--- Start Given information ---
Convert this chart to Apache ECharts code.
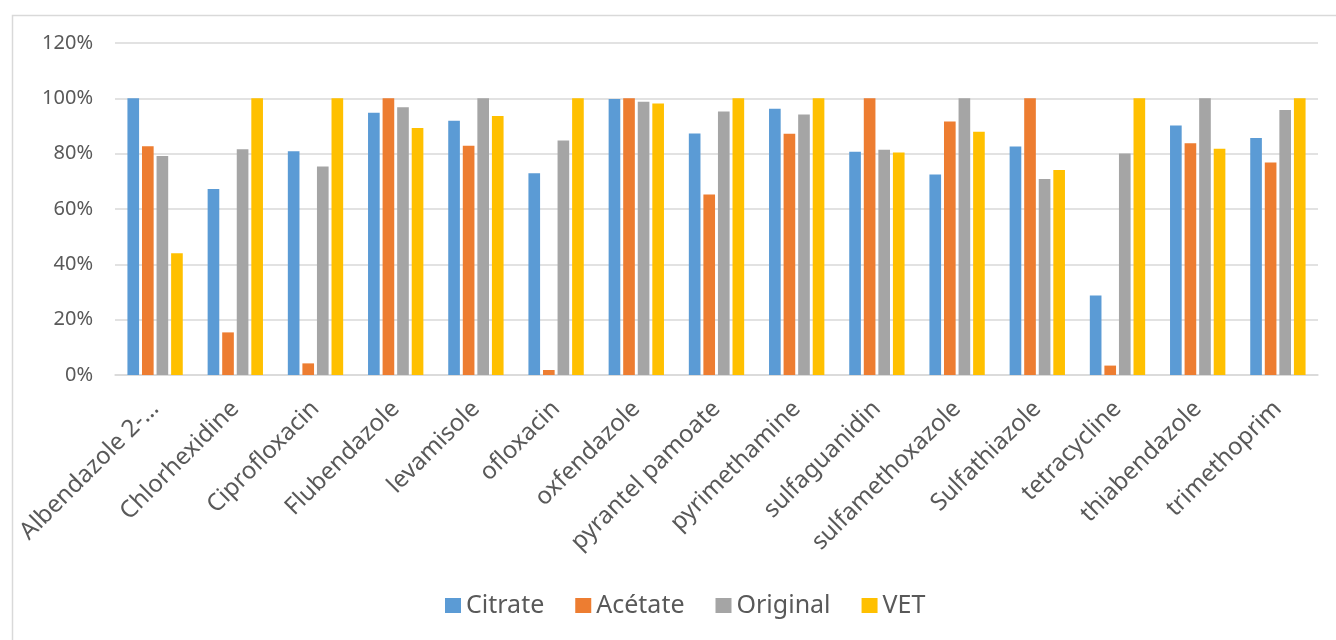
<!DOCTYPE html>
<html>
<head>
<meta charset="utf-8">
<script src="https://cdn.jsdelivr.net/npm/echarts@6/dist/echarts.min.js"></script>
<style>html,body{margin:0;padding:0;background:#fff;}#c{width:1336px;height:640px;}</style>
</head>
<body>
<div id="c"></div>
<script>
const categories = ['Albendazole 2-…', 'Chlorhexidine', 'Ciprofloxacin', 'Flubendazole', 'levamisole', 'ofloxacin', 'oxfendazole', 'pyrantel pamoate', 'pyrimethamine', 'sulfaguanidin', 'sulfamethoxazole', 'Sulfathiazole', 'tetracycline', 'thiabendazole', 'trimethoprim'];
const seriesNames = ['Citrate', 'Acétate', 'Original', 'VET'];
const citrate  = [100, 67.2, 80.9, 94.8, 91.9, 72.9, 99.8, 87.3, 96.2, 80.7, 72.5, 82.6, 28.7, 90.2, 85.7];
const acetate  = [82.7, 15.4, 4.2, 100, 82.9, 1.8, 100, 65.2, 87.2, 100, 91.6, 100, 3.4, 83.8, 76.8];
const original = [79.2, 81.6, 75.4, 96.8, 100, 84.8, 98.8, 95.2, 94.2, 81.4, 100, 70.8, 80.1, 100, 95.8];
const vet      = [44.0, 100, 100, 89.3, 93.6, 100, 98.1, 100, 100, 80.4, 87.9, 74.1, 100, 81.8, 100];
const yTicks = [0, 20, 40, 60, 80, 100, 120];
const colors = ['#5B9BD5', '#ED7D31', '#A5A5A5', '#FFC000'];

const dataSets = [citrate, acetate, original, vet];
const font = 'Noto Sans';
const chart = echarts.init(document.getElementById('c'), null, {renderer: 'canvas'});
chart.setOption({
  animation: false,
  backgroundColor: '#fff',
  color: colors,
  graphic: [{
    type: 'rect', left: 10, top: 13, silent: true,
    shape: {x: 0, y: 0, width: 1340, height: 640},
    style: {fill: 'none', stroke: '#d9d9d9', lineWidth: 1.5}
  }],
  grid: {left: 115, right: 18, top: 43, bottom: 265, containLabel: false},
  legend: {
    data: seriesNames, top: 588, left: 440,
    itemWidth: 16, itemHeight: 15, itemGap: 31,
    icon: 'rect',
    textStyle: {color: '#595959', fontSize: 25, fontFamily: font}
  },
  xAxis: {
    type: 'category', data: categories,
    axisLine: {show: true, lineStyle: {color: '#d9d9d9', width: 1.5}},
    axisTick: {show: false},
    axisLabel: {rotate: 45, interval: 0, margin: 30, color: '#595959', fontSize: 24, fontFamily: font}
  },
  yAxis: {
    type: 'value', min: yTicks[0], max: yTicks[yTicks.length - 1], interval: 20,
    axisLine: {show: false}, axisTick: {show: false},
    splitLine: {lineStyle: {color: '#d9d9d9', width: 1.5}},
    axisLabel: {margin: 22, color: '#595959', fontSize: 20, fontFamily: font, formatter: v => v + '%'}
  },
  series: seriesNames.map((n, i) => ({
    name: n, type: 'bar', data: dataSets[i],
    barCategoryGap: '31%', barGap: '25%',
    itemStyle: {color: colors[i]}
  }))
});
</script>
</body>
</html>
--- End Given information ---
> Set problem
Only lines belong in the copy: transcribe those from the start of the data through the line that contains "const colors = ['#5B9BD5', '#ED7D31', '#A5A5A5', '#FFC000'];", and skip the pictures.

> Solution for this exercise
Convert this chart to Apache ECharts code.
<!DOCTYPE html>
<html>
<head>
<meta charset="utf-8">
<script src="https://cdn.jsdelivr.net/npm/echarts@6/dist/echarts.min.js"></script>
<style>html,body{margin:0;padding:0;background:#fff;}#c{width:1336px;height:640px;}</style>
</head>
<body>
<div id="c"></div>
<script>
const categories = ['Albendazole 2-…', 'Chlorhexidine', 'Ciprofloxacin', 'Flubendazole', 'levamisole', 'ofloxacin', 'oxfendazole', 'pyrantel pamoate', 'pyrimethamine', 'sulfaguanidin', 'sulfamethoxazole', 'Sulfathiazole', 'tetracycline', 'thiabendazole', 'trimethoprim'];
const seriesNames = ['Citrate', 'Acétate', 'Original', 'VET'];
const citrate  = [100, 67.2, 80.9, 94.8, 91.9, 72.9, 99.8, 87.3, 96.2, 80.7, 72.5, 82.6, 28.7, 90.2, 85.7];
const acetate  = [82.7, 15.4, 4.2, 100, 82.9, 1.8, 100, 65.2, 87.2, 100, 91.6, 100, 3.4, 83.8, 76.8];
const original = [79.2, 81.6, 75.4, 96.8, 100, 84.8, 98.8, 95.2, 94.2, 81.4, 100, 70.8, 80.1, 100, 95.8];
const vet      = [44.0, 100, 100, 89.3, 93.6, 100, 98.1, 100, 100, 80.4, 87.9, 74.1, 100, 81.8, 100];
const yTicks = [0, 20, 40, 60, 80, 100, 120];
const colors = ['#5B9BD5', '#ED7D31', '#A5A5A5', '#FFC000'];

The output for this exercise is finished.